Monitoring SQL queries can help you understand which queries are being used the most or which are the slowest. By monitoring external HTTP calls you can also identify if a 3rd party service is causing your application performance problems.
Basic Server Metrics
It is important to monitor if your servers are online or not. Server CPU and memory usage are also important stats to monitor. You should also monitor the CPU and memory usage of your specific application as well, not just the server itself.
You may also find it useful to monitor network and disk performance, as well as disk space. Although, if you are like us and host your apps via a service like Azure, we don’t even care about these server metrics.
Turning Application Logs into Metrics
Sometimes your application or server logs contain really valuable information that can be useful for application monitoring. You could potentially change your application to report custom metrics, but instead you could setup a query to monitor your log data and achieve the same goal. A good example of this would be searching all of your logs across all servers for your application for a specific log message that denotes an important event.
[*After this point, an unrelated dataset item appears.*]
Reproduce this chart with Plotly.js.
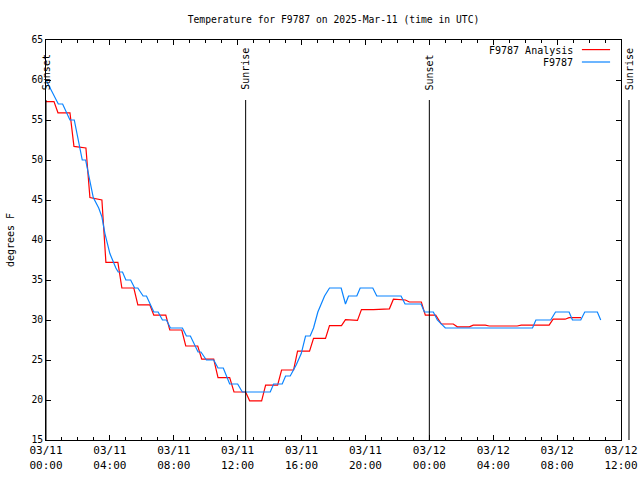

You could then turn this into a metric that can be tracked, charted, and alerted on with Retrace.
Retrace Combines Powerful Application Metrics Monitoring & Alerting
Tracking and monitoring all of these types of metrics may seem overwhelming. Retrace automatically tracks many of the things mentioned and some are more advanced features that our users can implement over time. Retrace automatically tracks things like key application framework performance metrics, error rates, user satisfaction scores, basic server metrics and more.